*WHAT YOU ARE ASKED TO DO:* Set down the material below in full, matching it exactly.

*GIVEN RECORDS:*
## Begin

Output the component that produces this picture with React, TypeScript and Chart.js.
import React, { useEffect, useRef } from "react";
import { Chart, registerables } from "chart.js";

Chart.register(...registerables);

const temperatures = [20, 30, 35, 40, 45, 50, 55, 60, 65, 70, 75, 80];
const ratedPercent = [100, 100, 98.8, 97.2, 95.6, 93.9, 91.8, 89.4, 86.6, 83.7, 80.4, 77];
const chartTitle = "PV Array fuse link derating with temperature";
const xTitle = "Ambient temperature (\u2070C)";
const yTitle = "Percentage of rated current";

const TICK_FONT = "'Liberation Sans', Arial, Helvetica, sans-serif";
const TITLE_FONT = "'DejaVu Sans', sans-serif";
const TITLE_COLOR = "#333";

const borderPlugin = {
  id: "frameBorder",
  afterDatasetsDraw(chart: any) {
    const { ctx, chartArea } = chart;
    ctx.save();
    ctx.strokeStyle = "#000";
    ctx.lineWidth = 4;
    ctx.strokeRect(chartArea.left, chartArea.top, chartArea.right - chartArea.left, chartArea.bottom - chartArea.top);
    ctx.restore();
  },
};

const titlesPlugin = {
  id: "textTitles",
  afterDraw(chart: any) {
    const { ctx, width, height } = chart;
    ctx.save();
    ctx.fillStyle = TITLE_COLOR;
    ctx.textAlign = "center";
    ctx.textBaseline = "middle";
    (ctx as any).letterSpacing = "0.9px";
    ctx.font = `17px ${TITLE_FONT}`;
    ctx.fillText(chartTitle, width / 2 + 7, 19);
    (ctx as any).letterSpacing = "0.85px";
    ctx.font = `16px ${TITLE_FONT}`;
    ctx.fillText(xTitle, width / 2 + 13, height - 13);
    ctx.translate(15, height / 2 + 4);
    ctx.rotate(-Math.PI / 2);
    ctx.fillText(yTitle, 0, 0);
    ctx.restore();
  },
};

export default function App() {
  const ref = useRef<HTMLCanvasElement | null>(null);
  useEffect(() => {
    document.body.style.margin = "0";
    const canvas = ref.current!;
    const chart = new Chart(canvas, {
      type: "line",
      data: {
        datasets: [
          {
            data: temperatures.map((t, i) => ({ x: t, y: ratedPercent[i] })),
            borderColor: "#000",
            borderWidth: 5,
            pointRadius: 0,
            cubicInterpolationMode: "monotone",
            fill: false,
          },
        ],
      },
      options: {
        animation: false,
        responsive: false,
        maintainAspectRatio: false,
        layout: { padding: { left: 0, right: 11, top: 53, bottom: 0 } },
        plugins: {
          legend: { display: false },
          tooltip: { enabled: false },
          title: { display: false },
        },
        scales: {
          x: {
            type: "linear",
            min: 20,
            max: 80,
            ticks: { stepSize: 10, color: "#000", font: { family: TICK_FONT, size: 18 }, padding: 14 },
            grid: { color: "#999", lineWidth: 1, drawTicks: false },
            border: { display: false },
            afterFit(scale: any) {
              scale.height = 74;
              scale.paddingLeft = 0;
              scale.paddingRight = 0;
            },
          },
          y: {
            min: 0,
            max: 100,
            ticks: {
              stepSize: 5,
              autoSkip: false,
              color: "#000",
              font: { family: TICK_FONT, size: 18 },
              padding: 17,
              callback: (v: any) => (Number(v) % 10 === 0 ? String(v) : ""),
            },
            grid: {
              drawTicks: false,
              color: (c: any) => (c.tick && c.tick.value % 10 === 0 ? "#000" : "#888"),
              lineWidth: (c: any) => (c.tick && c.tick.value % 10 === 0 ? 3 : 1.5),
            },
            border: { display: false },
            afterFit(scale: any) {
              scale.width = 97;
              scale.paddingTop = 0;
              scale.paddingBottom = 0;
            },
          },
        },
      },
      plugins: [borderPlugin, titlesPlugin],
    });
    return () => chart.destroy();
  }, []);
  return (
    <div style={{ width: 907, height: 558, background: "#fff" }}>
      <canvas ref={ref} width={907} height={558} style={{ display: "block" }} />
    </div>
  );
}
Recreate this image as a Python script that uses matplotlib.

## End

*RESULT OF THE TASK:*
Output the component that produces this picture with React, TypeScript and Chart.js.
import React, { useEffect, useRef } from "react";
import { Chart, registerables } from "chart.js";

Chart.register(...registerables);

const temperatures = [20, 30, 35, 40, 45, 50, 55, 60, 65, 70, 75, 80];
const ratedPercent = [100, 100, 98.8, 97.2, 95.6, 93.9, 91.8, 89.4, 86.6, 83.7, 80.4, 77];
const chartTitle = "PV Array fuse link derating with temperature";
const xTitle = "Ambient temperature (\u2070C)";
const yTitle = "Percentage of rated current";

const TICK_FONT = "'Liberation Sans', Arial, Helvetica, sans-serif";
const TITLE_FONT = "'DejaVu Sans', sans-serif";
const TITLE_COLOR = "#333";

const borderPlugin = {
  id: "frameBorder",
  afterDatasetsDraw(chart: any) {
    const { ctx, chartArea } = chart;
    ctx.save();
    ctx.strokeStyle = "#000";
    ctx.lineWidth = 4;
    ctx.strokeRect(chartArea.left, chartArea.top, chartArea.right - chartArea.left, chartArea.bottom - chartArea.top);
    ctx.restore();
  },
};

const titlesPlugin = {
  id: "textTitles",
  afterDraw(chart: any) {
    const { ctx, width, height } = chart;
    ctx.save();
    ctx.fillStyle = TITLE_COLOR;
    ctx.textAlign = "center";
    ctx.textBaseline = "middle";
    (ctx as any).letterSpacing = "0.9px";
    ctx.font = `17px ${TITLE_FONT}`;
    ctx.fillText(chartTitle, width / 2 + 7, 19);
    (ctx as any).letterSpacing = "0.85px";
    ctx.font = `16px ${TITLE_FONT}`;
    ctx.fillText(xTitle, width / 2 + 13, height - 13);
    ctx.translate(15, height / 2 + 4);
    ctx.rotate(-Math.PI / 2);
    ctx.fillText(yTitle, 0, 0);
    ctx.restore();
  },
};

export default function App() {
  const ref = useRef<HTMLCanvasElement | null>(null);
  useEffect(() => {
    document.body.style.margin = "0";
    const canvas = ref.current!;
    const chart = new Chart(canvas, {
      type: "line",
      data: {
        datasets: [
          {
            data: temperatures.map((t, i) => ({ x: t, y: ratedPercent[i] })),
            borderColor: "#000",
            borderWidth: 5,
            pointRadius: 0,
            cubicInterpolationMode: "monotone",
            fill: false,
          },
        ],
      },
      options: {
        animation: false,
        responsive: false,
        maintainAspectRatio: false,
        layout: { padding: { left: 0, right: 11, top: 53, bottom: 0 } },
        plugins: {
          legend: { display: false },
          tooltip: { enabled: false },
          title: { display: false },
        },
        scales: {
          x: {
            type: "linear",
            min: 20,
            max: 80,
            ticks: { stepSize: 10, color: "#000", font: { family: TICK_FONT, size: 18 }, padding: 14 },
            grid: { color: "#999", lineWidth: 1, drawTicks: false },
            border: { display: false },
            afterFit(scale: any) {
              scale.height = 74;
              scale.paddingLeft = 0;
              scale.paddingRight = 0;
            },
          },
          y: {
            min: 0,
            max: 100,
            ticks: {
              stepSize: 5,
              autoSkip: false,
              color: "#000",
              font: { family: TICK_FONT, size: 18 },
              padding: 17,
              callback: (v: any) => (Number(v) % 10 === 0 ? String(v) : ""),
            },
            grid: {
              drawTicks: false,
              color: (c: any) => (c.tick && c.tick.value % 10 === 0 ? "#000" : "#888"),
              lineWidth: (c: any) => (c.tick && c.tick.value % 10 === 0 ? 3 : 1.5),
            },
            border: { display: false },
            afterFit(scale: any) {
              scale.width = 97;
              scale.paddingTop = 0;
              scale.paddingBottom = 0;
            },
          },
        },
      },
      plugins: [borderPlugin, titlesPlugin],
    });
    return () => chart.destroy();
  }, []);
  return (
    <div style={{ width: 907, height: 558, background: "#fff" }}>
      <canvas ref={ref} width={907} height={558} style={{ display: "block" }} />
    </div>
  );
}
Recreate this image as a Python script that uses matplotlib.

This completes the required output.